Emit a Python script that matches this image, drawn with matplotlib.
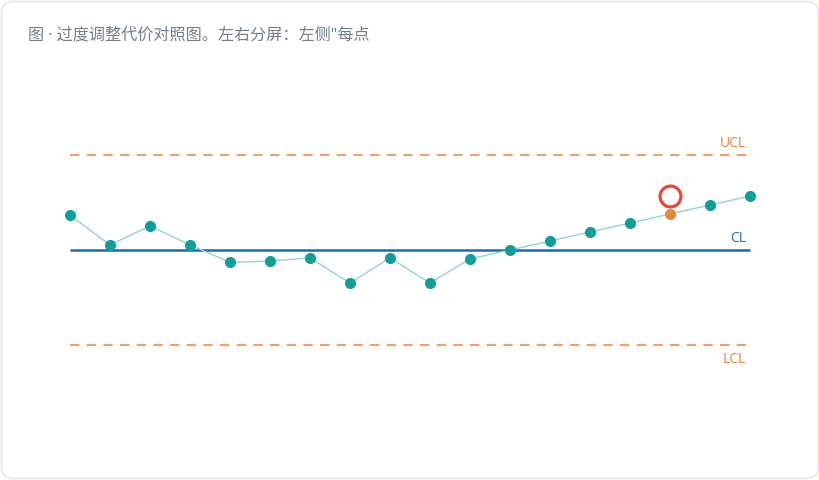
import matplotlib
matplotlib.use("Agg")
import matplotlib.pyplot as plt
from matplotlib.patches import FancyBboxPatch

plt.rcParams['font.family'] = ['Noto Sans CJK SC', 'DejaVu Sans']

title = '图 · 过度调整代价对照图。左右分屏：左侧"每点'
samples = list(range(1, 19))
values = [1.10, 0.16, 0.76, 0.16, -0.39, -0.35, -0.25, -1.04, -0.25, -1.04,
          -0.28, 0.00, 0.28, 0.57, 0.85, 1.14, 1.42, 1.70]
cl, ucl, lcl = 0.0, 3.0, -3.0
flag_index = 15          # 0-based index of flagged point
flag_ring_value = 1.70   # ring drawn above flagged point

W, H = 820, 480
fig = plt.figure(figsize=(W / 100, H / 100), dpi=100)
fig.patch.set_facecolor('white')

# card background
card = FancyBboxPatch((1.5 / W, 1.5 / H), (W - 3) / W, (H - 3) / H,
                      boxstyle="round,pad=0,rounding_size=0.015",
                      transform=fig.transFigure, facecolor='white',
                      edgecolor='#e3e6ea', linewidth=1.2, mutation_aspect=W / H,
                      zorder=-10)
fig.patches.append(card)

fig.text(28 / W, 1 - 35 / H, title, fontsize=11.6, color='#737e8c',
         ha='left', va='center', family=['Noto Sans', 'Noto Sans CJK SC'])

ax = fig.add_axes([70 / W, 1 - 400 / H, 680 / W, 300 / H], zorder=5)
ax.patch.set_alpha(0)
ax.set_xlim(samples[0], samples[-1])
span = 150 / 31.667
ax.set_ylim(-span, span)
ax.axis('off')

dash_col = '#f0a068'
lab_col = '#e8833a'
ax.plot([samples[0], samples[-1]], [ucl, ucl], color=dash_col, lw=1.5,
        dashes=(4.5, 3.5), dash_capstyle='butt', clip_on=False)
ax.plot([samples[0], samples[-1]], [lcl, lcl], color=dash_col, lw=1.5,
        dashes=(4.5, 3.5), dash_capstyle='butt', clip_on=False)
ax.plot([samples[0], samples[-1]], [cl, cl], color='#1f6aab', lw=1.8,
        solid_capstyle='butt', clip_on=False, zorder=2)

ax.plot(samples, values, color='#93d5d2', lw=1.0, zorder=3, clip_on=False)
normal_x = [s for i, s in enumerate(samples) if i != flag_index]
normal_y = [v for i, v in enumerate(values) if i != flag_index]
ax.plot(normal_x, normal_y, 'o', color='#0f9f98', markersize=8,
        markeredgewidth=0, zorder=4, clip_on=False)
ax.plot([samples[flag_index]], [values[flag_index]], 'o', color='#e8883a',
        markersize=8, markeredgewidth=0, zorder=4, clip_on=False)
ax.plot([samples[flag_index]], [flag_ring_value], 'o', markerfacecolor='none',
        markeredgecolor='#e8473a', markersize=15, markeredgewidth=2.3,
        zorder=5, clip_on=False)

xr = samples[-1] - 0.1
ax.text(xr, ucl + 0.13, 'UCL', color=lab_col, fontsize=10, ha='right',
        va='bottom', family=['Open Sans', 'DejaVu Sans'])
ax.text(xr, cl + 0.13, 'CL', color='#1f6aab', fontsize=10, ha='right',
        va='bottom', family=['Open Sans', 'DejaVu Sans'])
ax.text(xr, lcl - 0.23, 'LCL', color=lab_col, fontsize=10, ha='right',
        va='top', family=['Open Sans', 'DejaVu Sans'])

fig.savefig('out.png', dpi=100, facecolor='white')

--------------------

What to work on → Please repeat exactly the data above from its first line to the line that contains "ha='left', va='center', family=['Noto", inclusive, and leave every picture out.

Task output →
Emit a Python script that matches this image, drawn with matplotlib.
import matplotlib
matplotlib.use("Agg")
import matplotlib.pyplot as plt
from matplotlib.patches import FancyBboxPatch

plt.rcParams['font.family'] = ['Noto Sans CJK SC', 'DejaVu Sans']

title = '图 · 过度调整代价对照图。左右分屏：左侧"每点'
samples = list(range(1, 19))
values = [1.10, 0.16, 0.76, 0.16, -0.39, -0.35, -0.25, -1.04, -0.25, -1.04,
          -0.28, 0.00, 0.28, 0.57, 0.85, 1.14, 1.42, 1.70]
cl, ucl, lcl = 0.0, 3.0, -3.0
flag_index = 15          # 0-based index of flagged point
flag_ring_value = 1.70   # ring drawn above flagged point

W, H = 820, 480
fig = plt.figure(figsize=(W / 100, H / 100), dpi=100)
fig.patch.set_facecolor('white')

# card background
card = FancyBboxPatch((1.5 / W, 1.5 / H), (W - 3) / W, (H - 3) / H,
                      boxstyle="round,pad=0,rounding_size=0.015",
                      transform=fig.transFigure, facecolor='white',
                      edgecolor='#e3e6ea', linewidth=1.2, mutation_aspect=W / H,
                      zorder=-10)
fig.patches.append(card)

fig.text(28 / W, 1 - 35 / H, title, fontsize=11.6, color='#737e8c',
         ha='left', va='center', family=['Noto Sans', 'Noto Sans CJK SC'])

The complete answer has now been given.